__WHAT YOU HAVE TO DO__: Exactly the lines from the start of the data below through the line that contains "marker='o', ms=11, zorder=3)" are to be copied, with pictures left out.

__EXERCISE MATERIAL__:

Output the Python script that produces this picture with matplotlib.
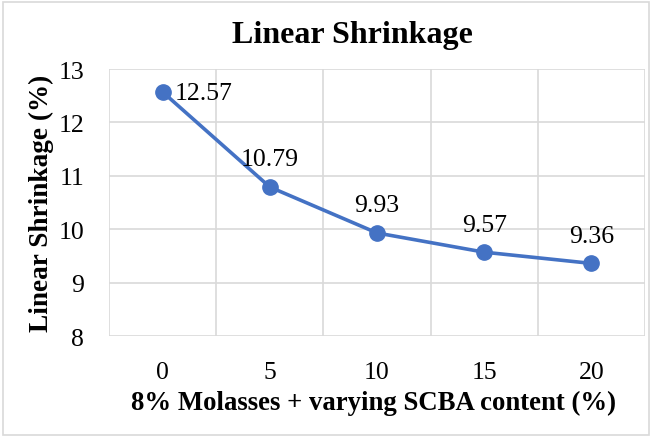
import matplotlib.pyplot as plt
from matplotlib.patches import Rectangle

plt.rcParams['font.family'] = ['Liberation Serif', 'DejaVu Serif']

categories = ['0', '5', '10', '15', '20']
shrinkage = [12.57, 10.79, 9.93, 9.57, 9.36]
labels = ['12.57', '10.79', '9.93', '9.57', '9.36']

fig = plt.figure(figsize=(6.52, 4.39), dpi=100)
ax = fig.add_axes([0.1672, 0.2323, 0.8221, 0.6082])

x = range(len(categories))
ax.plot(x, shrinkage, color='#4472C4', lw=2.6, marker='o', ms=11, zorder=3)

for i, (v, t) in enumerate(zip(shrinkage, labels)):
    if i == 0:
        ax.annotate(t, (i, v), xytext=(9, -1), textcoords='offset points',
                    ha='left', va='center', fontsize=18.5)
    else:
        ax.annotate(t, (i, v), xytext=(0, 12), textcoords='offset points',
                    ha='center', va='bottom', fontsize=18.5)

ax.set_xlim(-0.5, 4.5)
ax.set_ylim(8, 13)
ax.set_xticks(list(x))
ax.set_xticklabels(categories)
ax.set_yticks([8, 9, 10, 11, 12, 13])
ax.set_xticks([-0.5, 0.5, 1.5, 2.5, 3.5, 4.5], minor=True)
ax.grid(axis='y', which='major', color='#D9D9D9', lw=1.2)
ax.grid(axis='x', which='minor', color='#D9D9D9', lw=1.2)
ax.tick_params(which='both', length=0, labelsize=18.5)
ax.tick_params(axis='y', pad=18)
ax.tick_params(axis='x', pad=18)
for s in ax.spines.values():
    s.set_visible(False)
ax.set_axisbelow(True)

xl = ax.set_xlabel('8% Molasses + varying SCBA content (%)', fontsize=19.3,
                   fontweight='bold', labelpad=5)
xl.set_x(0.494)
ax.set_ylabel('Linear Shrinkage (%)', fontsize=19.6, fontweight='bold', labelpad=3)
fig.text(0.54, 0.918, 'Linear Shrinkage', ha='center', va='center',
         fontsize=23, fontweight='bold')

fig.patches.append(Rectangle((0.005, 0.007), 0.99, 0.986, transform=fig.transFigure,
                             fill=False, edgecolor='#D9D9D9', lw=1.2))

fig.savefig('out.png', dpi=100)
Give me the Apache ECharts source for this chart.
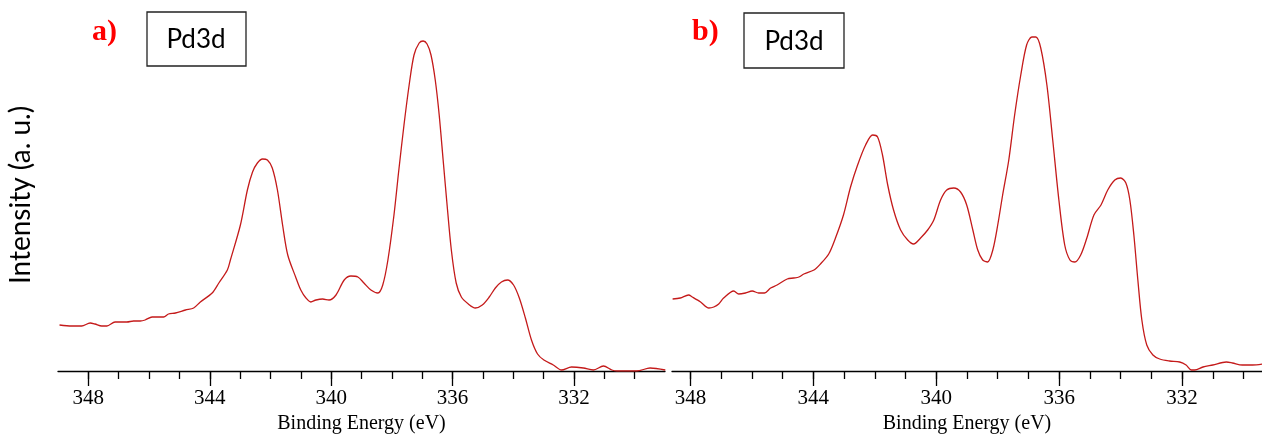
<!DOCTYPE html>
<html>
<head>
<meta charset="utf-8">
<script src="https://cdn.jsdelivr.net/npm/echarts@6/dist/echarts.min.js"></script>
<style>
  html, body { margin: 0; padding: 0; background: #fff; }
  #chart { width: 1262px; height: 435px; }
</style>
</head>
<body>
<div id="chart"></div>
<script>
// Pd 3d XPS spectra, two samples (a, b). Binding energy in eV, intensity in arbitrary units.
const energyA = [
  348.95, 348.55, 348.22, 347.94, 347.78, 347.56, 347.39, 347.12, 346.73, 346.51,
  346.29, 346.13, 345.90, 345.52, 345.36, 345.13, 344.80, 344.53, 344.31, 343.92,
  343.70, 343.42, 343.32, 342.99, 342.76, 342.59, 342.43, 342.26, 342.10, 341.94,
  341.77, 341.60, 341.43, 341.17, 341.00, 340.83, 340.67, 340.50, 340.28, 340.07,
  339.84, 339.57, 339.35, 339.12, 338.92, 338.69, 338.46, 338.30, 338.13, 337.93,
  337.77, 337.60, 337.43, 337.27, 337.10, 336.97, 336.84, 336.71, 336.57, 336.44,
  336.31, 336.18, 336.04, 335.88, 335.71, 335.48, 335.25, 335.02, 334.79, 334.59,
  334.39, 334.19, 333.99, 333.80, 333.60, 333.40, 333.20, 332.99, 332.68, 332.41,
  332.08, 331.69, 331.36, 331.03, 330.75, 330.59, 329.93, 329.49, 328.99
];
const intensityA = [
  46, 45, 45, 48, 47, 45, 45, 49, 49, 50,
  50, 51, 54, 54, 57, 58, 61, 63, 69, 78,
  88, 101, 111, 146, 181, 199, 208, 212, 211, 203,
  181, 146, 116, 94, 81, 73, 69, 71, 72, 71,
  76, 91, 95, 94, 88, 81, 78, 86, 111, 156,
  201, 246, 286, 316, 328, 330, 327, 316, 291, 256,
  211, 166, 121, 88, 74, 67, 63, 66, 74, 83,
  89, 91, 86, 73, 53, 31, 17, 11, 6, 1,
  4, 3, 1, 5, 1, 0, 0, 3, 1
];

const energyB = [
  348.58, 348.33, 348.06, 347.94, 347.67, 347.40, 347.24, 347.08, 346.92, 346.59,
  346.43, 346.21, 345.99, 345.78, 345.59, 345.39, 345.18, 344.85, 344.64, 344.47,
  344.31, 343.98, 343.77, 343.50, 343.28, 343.02, 342.79, 342.56, 342.30, 342.07,
  341.91, 341.75, 341.58, 341.39, 341.16, 340.93, 340.74, 340.51, 340.28, 340.08,
  339.86, 339.66, 339.43, 339.21, 339.01, 338.81, 338.65, 338.49, 338.33, 338.16,
  338.00, 337.84, 337.64, 337.45, 337.25, 337.06, 336.89, 336.76, 336.60, 336.40,
  336.21, 336.01, 335.82, 335.65, 335.49, 335.30, 335.10, 334.87, 334.64, 334.42,
  334.19, 334.00, 333.83, 333.70, 333.57, 333.44, 333.31, 333.15, 332.95, 332.73,
  332.41, 332.08, 331.87, 331.70, 331.59, 331.32, 331.00, 330.56, 330.36, 330.04,
  329.71, 329.37
];
const intensityB = [
  72, 73, 76, 74, 69, 63, 64, 67, 73, 80,
  77, 78, 80, 78, 78, 83, 86, 92, 93, 94,
  97, 101, 107, 117, 133, 156, 184, 206, 226, 236,
  234, 216, 186, 161, 141, 131, 127, 133, 141, 151,
  171, 181, 183, 179, 166, 141, 121, 111, 109, 121,
  146, 176, 211, 256, 296, 326, 334, 334, 323, 286,
  231, 171, 126, 111, 109, 116, 133, 156, 166, 181,
  191, 193, 188, 171, 136, 91, 51, 26, 16, 12,
  10, 9, 6, 1, 1, 4, 6, 9, 8, 6,
  6, 7
];

// Axis ticks (eV)
const majorTicks = [348, 344, 340, 336, 332];
const minorTicks = [330, 331, 332, 333, 334, 335, 336, 337, 338, 339, 340,
                    341, 342, 343, 344, 345, 346, 347, 348];

const panelLabels = ['a)', 'b)'];
const regionLabel = 'Pd3d';
const xTitle = 'Binding Energy (eV)';
const yTitle = 'Intensity (a. u.)';

const LINE_COLOR = '#c41a1a';
const SERIF = '"Liberation Serif", "Times New Roman", serif';
const SANS = 'Lato, "Open Sans", sans-serif';

function zip(xs, ys) { return xs.map((x, i) => [x, ys[i]]); }

function majorAxis(gridIndex, min, max) {
  return {
    type: 'value', gridIndex, min, max, inverse: true, position: 'bottom',
    name: xTitle, nameLocation: 'middle', nameGap: 41,
    nameTextStyle: { fontFamily: SERIF, fontSize: 20, color: '#000' },
    axisLine: { show: true, onZero: false, lineStyle: { color: '#000', width: 1.3 } },
    axisTick: { show: true, customValues: majorTicks, length: 15, lineStyle: { color: '#000', width: 1.3 } },
    axisLabel: { show: true, customValues: majorTicks, margin: 17, fontFamily: SERIF, fontSize: 21, color: '#000' },
    splitLine: { show: false }
  };
}
function minorAxis(gridIndex, min, max) {
  return {
    type: 'value', gridIndex, min, max, inverse: true, position: 'bottom',
    axisLine: { show: false, onZero: false },
    axisTick: { show: true, customValues: minorTicks, length: 8, lineStyle: { color: '#000', width: 1.3 } },
    axisLabel: { show: false },
    splitLine: { show: false }
  };
}
function hiddenY(gridIndex) {
  return {
    type: 'value', gridIndex, min: 0, max: 341,
    axisLine: { show: false }, axisTick: { show: false },
    axisLabel: { show: false }, splitLine: { show: false }
  };
}
function panelBox(cx, top, left, w, h, label, lx, ly) {
  return [
    { type: 'text', left: lx, top: ly,
      style: { text: label, fill: '#ff0000', font: 'bold 30px ' + SERIF } },
    { type: 'rect', shape: { x: left, y: top, width: w, height: h },
      style: { fill: '#fff', stroke: '#222', lineWidth: 1.3 } },
    { type: 'text', x: cx, y: top + h / 2 + 1,
      style: { text: regionLabel, fill: '#000', font: '26px ' + SANS, align: 'center', verticalAlign: 'middle' } }
  ];
}

const chart = echarts.init(document.getElementById('chart'), null, { renderer: 'canvas' });
chart.setOption({
  animation: false,
  backgroundColor: '#fff',
  grid: [
    { left: 58, width: 607, top: 30, bottom: 64, containLabel: false, outerBoundsMode: 'none' },
    { left: 672, right: 0, top: 30, bottom: 64, containLabel: false, outerBoundsMode: 'none' }
  ],
  xAxis: [
    majorAxis(0, 329, 349), minorAxis(0, 329, 349),
    majorAxis(1, 329.4, 348.6), minorAxis(1, 329.4, 348.6)
  ],
  yAxis: [hiddenY(0), hiddenY(1)],
  series: [
    { type: 'line', xAxisIndex: 0, yAxisIndex: 0, data: zip(energyA, intensityA),
      showSymbol: false, smooth: 0.3, lineStyle: { color: LINE_COLOR, width: 1.3 } },
    { type: 'line', xAxisIndex: 2, yAxisIndex: 1, data: zip(energyB, intensityB),
      showSymbol: false, smooth: 0.3, lineStyle: { color: LINE_COLOR, width: 1.3 } }
  ],
  graphic: [
    { type: 'text', x: 21, y: 195, rotation: Math.PI / 2,
      style: { text: yTitle, fill: '#000', font: '28px ' + SANS, align: 'center', verticalAlign: 'middle' } },
    ...panelBox(196, 12, 147, 99, 54, panelLabels[0], 92, 17),
    ...panelBox(794, 13, 744, 100, 55, panelLabels[1], 692, 17)
  ]
});
</script>
</body>
</html>
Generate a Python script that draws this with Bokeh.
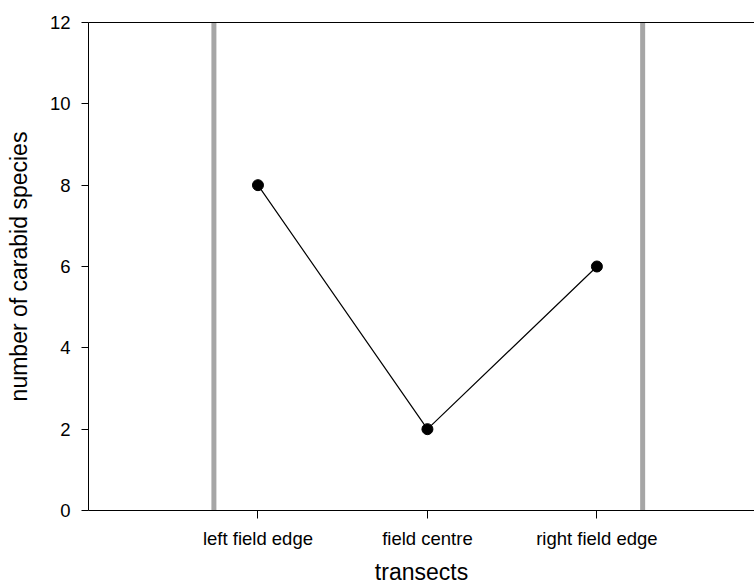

__TASK RESULT__:
Output the Python script that produces this picture with matplotlib.
import matplotlib.pyplot as plt
from matplotlib.patches import Rectangle

plt.rcParams['font.family'] = ['Liberation Serif', 'DejaVu Serif']

categories = ['0', '5', '10', '15', '20']
shrinkage = [12.57, 10.79, 9.93, 9.57, 9.36]
labels = ['12.57', '10.79', '9.93', '9.57', '9.36']

fig = plt.figure(figsize=(6.52, 4.39), dpi=100)
ax = fig.add_axes([0.1672, 0.2323, 0.8221, 0.6082])

x = range(len(categories))
ax.plot(x, shrinkage, color='#4472C4', lw=2.6, marker='o', ms=11, zorder=3)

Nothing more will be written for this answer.